Monday, May 2, 2011

Rooster Grudge

Okay folks, it happened. The silkie rooster - damned thug! - attacked Wumpus.

She and the Dogtor were feeding the hen-girls clover (which they love) through the fence, and Wump walked away from the Dogtor, staying by the fence line, in la-la-toddler land. The rooster went all UFC and leaped onto the fence, grabbing her hand with his talons and clamping down, bruising and breaking the skin.

Wumpus came into the kitchen, where I was making dinner, and said: I have a boo boo on my hand.
Me: Where?
Wumpus: (shows hand)
Me: What - did a chicken bite you?
Wumpus: (nods)
Me: (laughs)
Dogtor: She's actually telling the truth.
Wumpus: I don't like it. I don't like rooster.
Me: (shock)

Ridgeley the Rooster was named for "the other guy in Wham!" Andrew Ridgeley, but has apparently grown out of his beta male status. (George was savagely attacking the hens, and I couldn't stand it - beatin' up on women.

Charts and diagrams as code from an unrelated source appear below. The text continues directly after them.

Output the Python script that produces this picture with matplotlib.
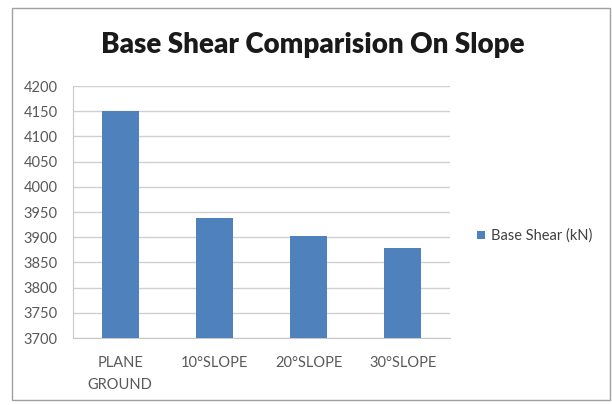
import matplotlib.pyplot as plt
from matplotlib.patches import Rectangle

categories = ["PLANE\nGROUND", "10°SLOPE", "20°SLOPE", "30°SLOPE"]
base_shear = [4150, 3939, 3902, 3879]
yticks = list(range(3700, 4201, 50))

plt.rcParams['font.family'] = ['Lato', 'DejaVu Sans']

fig = plt.figure(figsize=(6.12, 4.05), dpi=100)
W, H = 612, 405
ax = fig.add_axes([73 / W, 1 - 338 / H, 377 / W, 252 / H])

ax.bar(range(len(categories)), base_shear, width=0.39, color="#4F81BD",
       label="Base Shear (kN)", zorder=3)
ax.set_xlim(-0.5, len(categories) - 0.5)
ax.set_ylim(3700, 4200)
ax.set_yticks(yticks)
ax.set_xticks(range(len(categories)))
ax.set_xticklabels(categories, linespacing=1.7)
ax.tick_params(axis='both', length=0, labelsize=10.5, colors="#595959")
ax.tick_params(axis='y', pad=11)
ax.tick_params(axis='x', pad=13)
ax.grid(axis='y', color="#D0D0D0", linewidth=1, zorder=0)
for s in ['top', 'right']:
    ax.spines[s].set_visible(False)
for s in ['left', 'bottom']:
    ax.spines[s].set_color("#C8C8C8")

fig.text(313 / W, 1 - 45 / H, "Base Shear Comparision On Slope",
         ha='center', va='center', fontsize=20, fontweight='heavy', color="#1a1a1a")

leg = fig.legend(loc='center left', bbox_to_anchor=(464 / W, 1 - 236 / H),
                 frameon=False, fontsize=10.5, handlelength=0.55, handleheight=0.55,
                 handletextpad=0.4)
for t in leg.get_texts():
    t.set_color("#404040")

# chart border
fig.patches.append(Rectangle((12 / W, 1 - 400 / H), 598 / W, 392 / H,
                             transform=fig.transFigure, fill=False,
                             edgecolor="#A0A0A0", linewidth=1))

fig.savefig("out.png", dpi=100)
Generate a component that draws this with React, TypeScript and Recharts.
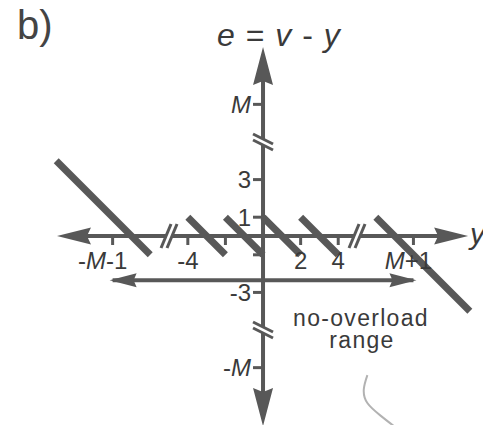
import React from 'react';
import { ComposedChart, Line, XAxis, YAxis } from 'recharts';

const WIDTH = 483;
const HEIGHT = 425;

// Quantizer error e = v - y: output level v held over the input interval [from, to]
const levels = [-7, -3, -1, 1, 3, 7];
const segFrom = [-11, -4, -2, 0, 2, 6];
const segTo = [-6, -2, 0, 2, 4, 11];

// Ticks on the input (y) axis and on the error (e) axis
const yTicks = [-8, -4, -2, 2, 4, 8];
const yTickLabels = ['-M-1', '-4', '', '2', '4', 'M+1'];
const eTicks = [7, 3, 1, -1, -3, -7];
const eTickLabels = ['M', '3', '1', '', '-3', '-M'];

// Where each axis is broken
const yBreaks = [-5, 5];
const eBreaks = [5, -5];

// Axis shaft ends (the arrowheads sit just past them)
const yAxisEnds = [-10.48, 10.43];
const eAxisEnds = [9.57, -9.63];

// No-overload input range and the height of its double arrow
const rangeEnds = [-8, 8];
const rangeLevel = -2.35;

// Pen stroke under the range note
const penY = [5.55, 5.36, 5.55, 6.25, 6.95];
const penE = [-7.4, -8.15, -8.88, -9.55, -10.1];

const X_DOMAIN: [number, number] = [-13.99, 11.7];
const E_DOMAIN: [number, number] = [-10.05, 12.55];

const INK = '#585858';
const TEXT = '#3a3a3a';
const FONT = '"Liberation Sans", Arial, Helvetica, sans-serif';

type Pt = { x: number; e: number; label?: string };

const pts = (xs: number[], es: number[], labels?: string[]): Pt[] =>
  xs.map((x, i) => ({ x, e: es[i], label: labels ? labels[i] : undefined }));

// letters are set in italics, digits and signs upright
function mathText(s: string) {
  return s
    .split(/([A-Za-z]+)/)
    .filter((p) => p !== '')
    .map((p, i) =>
      /[A-Za-z]/.test(p) ? (
        <tspan key={i} fontStyle="italic">
          {p}
        </tspan>
      ) : (
        <tspan key={i}>{p}</tspan>
      )
    );
}

function arrowPoints(
  cx: number,
  cy: number,
  dx: number,
  dy: number,
  len: number,
  half: number,
  ext: number,
  notch: number
) {
  const tx = cx + dx * ext;
  const ty = cy + dy * ext;
  const bx = tx - dx * len;
  const by = ty - dy * len;
  const px = -dy;
  const py = dx;
  const nx = bx + dx * notch;
  const ny = by + dy * notch;
  return `${tx},${ty} ${bx + px * half},${by + py * half} ${nx},${ny} ${bx - px * half},${by - py * half}`;
}

const hAxisArrow = (p: any) => {
  const dir = p.index === 0 ? -1 : 1;
  return (
    <polygon key={`ha-${p.index}`} points={arrowPoints(p.cx, p.cy, dir, 0, 34, 8.5, 9, 4)} fill={INK} />
  );
};

const vAxisArrow = (p: any) => {
  const dir = p.index === 0 ? -1 : 1;
  return (
    <polygon key={`va-${p.index}`} points={arrowPoints(p.cx, p.cy, 0, dir, 38, 10, 9, 4)} fill={INK} />
  );
};

const rangeArrow = (p: any) => {
  const dir = p.index === 0 ? -1 : 1;
  return (
    <polygon key={`ra-${p.index}`} points={arrowPoints(p.cx, p.cy, dir, 0, 27, 7, 3, 3)} fill={INK} />
  );
};

const yTick = (p: any) => {
  const label: string = p.payload.label || '';
  // longer symbolic labels lean a little to the left of their tick
  const dx = label.length > 2 ? -(label.length - 2) * 5 : 0;
  return (
    <g key={`yt-${p.index}`}>
      <line x1={p.cx} y1={p.cy} x2={p.cx} y2={p.cy + 9} stroke={INK} strokeWidth={3} />
      {label ? (
        <text
          x={p.cx + dx}
          y={p.cy + 33}
          textAnchor="middle"
          fontFamily={FONT}
          fontSize={24}
          fill={TEXT}
        >
          {mathText(label)}
        </text>
      ) : null}
    </g>
  );
};

const eTick = (p: any) => (
  <g key={`et-${p.index}`}>
    <line x1={p.cx - 10} y1={p.cy} x2={p.cx} y2={p.cy} stroke={INK} strokeWidth={3} />
    {p.payload.label ? (
      <text
        x={p.cx - 12}
        y={p.cy + 8.5}
        textAnchor="end"
        fontFamily={FONT}
        fontSize={24}
        fill={TEXT}
      >
        {mathText(p.payload.label)}
      </text>
    ) : null}
  </g>
);

// double-slash break across the horizontal axis
const yBreak = (p: any) => {
  const { cx, cy } = p;
  return (
    <g key={`yb-${p.index}`}>
      <polygon
        points={`${cx - 8},${cy + 12} ${cx + 2},${cy - 12} ${cx + 8},${cy - 12} ${cx - 2},${cy + 12}`}
        fill="#ffffff"
      />
      <line x1={cx - 8} y1={cy + 12} x2={cx + 2} y2={cy - 12} stroke={INK} strokeWidth={3} />
      <line x1={cx - 2} y1={cy + 12} x2={cx + 8} y2={cy - 12} stroke={INK} strokeWidth={3} />
    </g>
  );
};

// double-slash break across the vertical axis
const eBreak = (p: any) => {
  const { cx, cy } = p;
  return (
    <g key={`eb-${p.index}`}>
      <polygon
        points={`${cx - 10},${cy - 8} ${cx + 10},${cy + 2} ${cx + 10},${cy + 8} ${cx - 10},${cy - 2}`}
        fill="#ffffff"
      />
      <line x1={cx - 10} y1={cy - 8} x2={cx + 10} y2={cy + 2} stroke={INK} strokeWidth={3} />
      <line x1={cx - 10} y1={cy - 2} x2={cx + 10} y2={cy + 8} stroke={INK} strokeWidth={3} />
    </g>
  );
};

const common = {
  isAnimationActive: false,
  activeDot: false,
  legendType: 'none' as const,
  dataKey: 'e',
};

export default function App() {
  const penData = pts(penY, penE);
  const hAxisData = pts(yAxisEnds, [0, 0]);
  const vAxisData = pts([0, 0], eAxisEnds);
  const yTickData = pts(yTicks, yTicks.map(() => 0), yTickLabels);
  const eTickData = pts(eTicks.map(() => 0), eTicks, eTickLabels);
  const rangeData = pts(rangeEnds, [rangeLevel, rangeLevel]);
  const yBreakData = pts(yBreaks, [0, 0]);
  const eBreakData = pts([0, 0], eBreaks);
  const segments = levels.map((v, i) => pts([segFrom[i], segTo[i]], [v - segFrom[i], v - segTo[i]]));

  return (
    <div style={{ position: 'absolute', left: 0, top: 0, width: WIDTH, height: HEIGHT, background: '#fff' }}>
      <ComposedChart width={WIDTH} height={HEIGHT} margin={{ top: 0, right: 0, bottom: 0, left: 0 }}>
        <XAxis type="number" dataKey="x" domain={X_DOMAIN} allowDataOverflow hide />
        <YAxis type="number" domain={E_DOMAIN} allowDataOverflow hide />

        <Line {...common} data={penData} type="natural" stroke="#b2b2b2" strokeWidth={2} dot={false} />

        <Line {...common} data={hAxisData} type="linear" stroke={INK} strokeWidth={4} dot={hAxisArrow} />
        <Line {...common} data={vAxisData} type="linear" stroke={INK} strokeWidth={4} dot={vAxisArrow} />

        <Line {...common} data={yTickData} type="linear" stroke="none" dot={yTick} />
        <Line {...common} data={eTickData} type="linear" stroke="none" dot={eTick} />

        <Line {...common} data={rangeData} type="linear" stroke={INK} strokeWidth={4} dot={rangeArrow} />

        <Line {...common} data={yBreakData} type="linear" stroke="none" dot={yBreak} />
        <Line {...common} data={eBreakData} type="linear" stroke="none" dot={eBreak} />

        {segments.map((seg, i) => (
          <Line
            key={`seg-${i}`}
            {...common}
            data={seg}
            type="linear"
            stroke={INK}
            strokeWidth={7}
            dot={false}
          />
        ))}
      </ComposedChart>

      <svg
        width={WIDTH}
        height={HEIGHT}
        style={{ position: 'absolute', left: 0, top: 0, pointerEvents: 'none' }}
      >
        <text x={17} y={39} fontFamily={FONT} fontSize={40} fill="#444">
          b)
        </text>
        <text
          x={217}
          y={46}
          fontFamily={FONT}
          fontSize={32}
          letterSpacing={1}
          fill={TEXT}
          style={{ whiteSpace: 'pre' }}
        >
          {mathText('e = v - y')}
        </text>
        <text x={470} y={244} fontFamily={FONT} fontSize={30} fontStyle="italic" fill={TEXT}>
          y
        </text>
        <text x={361} y={326} textAnchor="middle" fontFamily={FONT} fontSize={23} letterSpacing={1.3} fill={TEXT}>
          no-overload
        </text>
        <text x={362} y={348} textAnchor="middle" fontFamily={FONT} fontSize={23} letterSpacing={1.3} fill={TEXT}>
          range
        </text>
      </svg>
    </div>
  );
}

He ended up at a rescue down the road - a lady with a high tolerance for roosters.)

I know roosters will be roosters, but I'm not sure I can keep one that attacks toddlers as they're walking away. (And look, I know toddlers are weird and intimidating - but seriously? Pick a fight with a goat or something.)

Dilemma: Does the rooster go away? And if so, how? I'm not one for breaking necks. He's also a good first line of defense.

Maybe a hawk will take him away. Maybe I'll call the lady with the high tolerance for roosters. Maybe our coop is going to be less of a harem and more of a Ms. Magazine staff meeting in a few days.

(Photo - Ridgeley getting heavy handed with Djuna, the only hen smaller than he is.)

Wham! Photo Credit

1 comment:

  1. You know, the rapture is this Saturday. I'm pretty sure God will take care of Ridgeley then.